HE pasado esta mañana por el centro y he visto una nueva franquicia abierta en la Avenida y me he alegrado muchísimo porque en poco menos de un año hemos pasado de dar por perdida la tienda de Zara a celebrar la llegada de Mango, dos imprescindibles en las grandes ciudades.
Se me encoge el corazón cuando veo tantísimos comercios cerrados en el centro de Melilla y la verdad, me cuesta entender el porqué. El paro ha bajado, no como para lanzar cohetes, pero es más bajo que hace unos años y los funcionarios mantienen sus sueldos e incluso guardias civiles y policías nacionales ganan más desde que se aprobó la equiparación salarial.

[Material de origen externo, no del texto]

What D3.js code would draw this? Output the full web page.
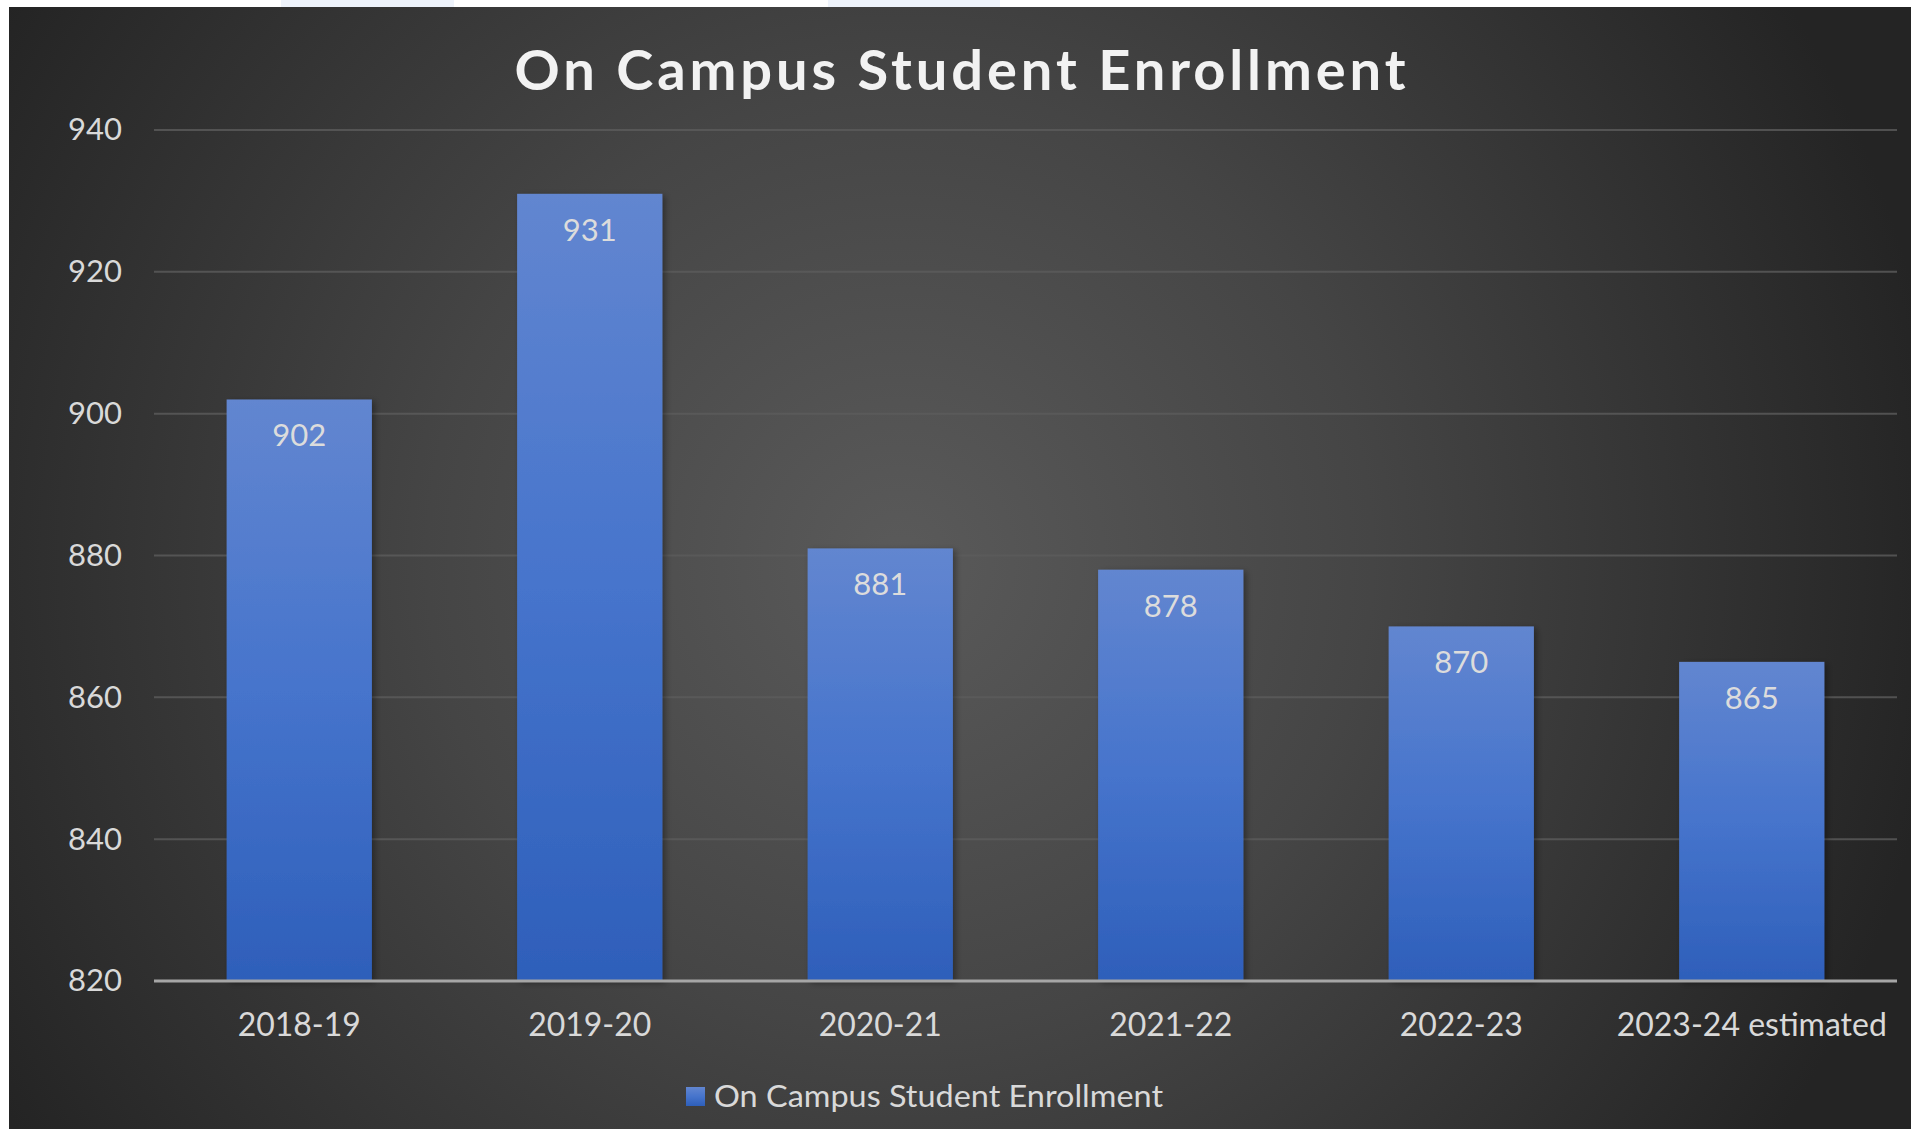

Y no sólo eso. Desde el año pasado, Hacienda nos retiene menos dinero en concepto de IRPF. Entonces es incomprensible que tengamos las tiendas vacías y que luego nos volvamos urracas comprando en la península.
“Lo último que necesitamos es una guerra entre EE.UU e Irán que encarezca el precio del petróleo”
No soy partidaria de las prohibiciones ni de aumentar impuestos, pero en el estado de coma en que sobrevive nuestra ciudad, habría que repensar fórmulas para que no merezca la pena importar productos de la península que pueden adquirirse en Melilla.
En economía el factor psicológico es importante. Todos tenemos más o menos reciente los efectos de la crisis tras el estallido de la burbuja inmobiliaria. Es normal que nos cueste gastar en ropa, zapato, decoración, alimentos e incluso en ocio, pero la vida queridos míos es una sola. Cada día vivido no regresa. No quiero incitar a quemar la tarjeta de crédito como si no hubiera un mañana o a gastar lo que no tenemos. No hay por qué arrinconarse en los extremos, pero pensad que cada euro que os gastáis en Melilla repercute en la ciudad, en todos.
Decía San Ignacio de Loyola que en tiempos de tribulación es mejor no hacer mudanzas. No estoy totalmente de acuerdo, más que nada porque si hubiera hecho caso a ese consejo no habría salido de Cuba ni mucho menos me habría mudado a Melilla. Creo que cualquier momento es bueno para empezar de nuevo. Sólo hay que tener ganas y fe en uno mismo. Pero reconozco que una cosa es la apuesta personal y otra la empresarial.
“El rictus avinagrado se contagia. El ceño fruncido se pega. Hay que relajar músculos: cada uno a su manera”
Cuando alguien se decide a abrir una empresa sabe que arrastra consigo a su familia. La presión es inmensa. Por eso creo que hace falta incentivar la actividad empresarial. Hay que ponérselo fácil a quien plantee la posibilidad de abrir negocios viables especialmente en el centro.
Me encantaría que esta ciudad, con este clima magnífico, alejado del asadero de pollos en que se convierten las calles de Andalucía, Murcia o Valencia, se llenara de gente con ganas de vivir. Porque eso es lo que nos pasa en Melilla, que llevamos años apagándonos.
De tanto repetir que la cosa está mala, nos hemos creído que está malísima y hemos cerrado el puño para no gastar. Así que el día que lo hacemos nos damos cuenta de que en el restaurante al que vamos nos han dado una carne que probablemente llevaba congelada desde la Segunda Guerra Mundial. Y eso pasa porque si nadie sale a comer fuera, al final a los empresarios no les merece la pena gastarse un dineral en productos frescos y de calidad. Es una cadena y una cosa lleva a la otra.
Hay que hacer por levantar el ánimo, por cambiar el espíritu. El rictus avinagrado se contagia. El ceño fruncido se pega. Hay que relajar los músculos. Cada cual, a su manera. Lo dejo a vuestra imaginación. Eso también es hacer ciudad, poner nuestro granito de arena por la economía local que está amenazada por muchos frentes, entre ellos el global. Lo último que necesitamos es una guerra entre Estados Unidos e Irán que encarezca el precio del petróleo.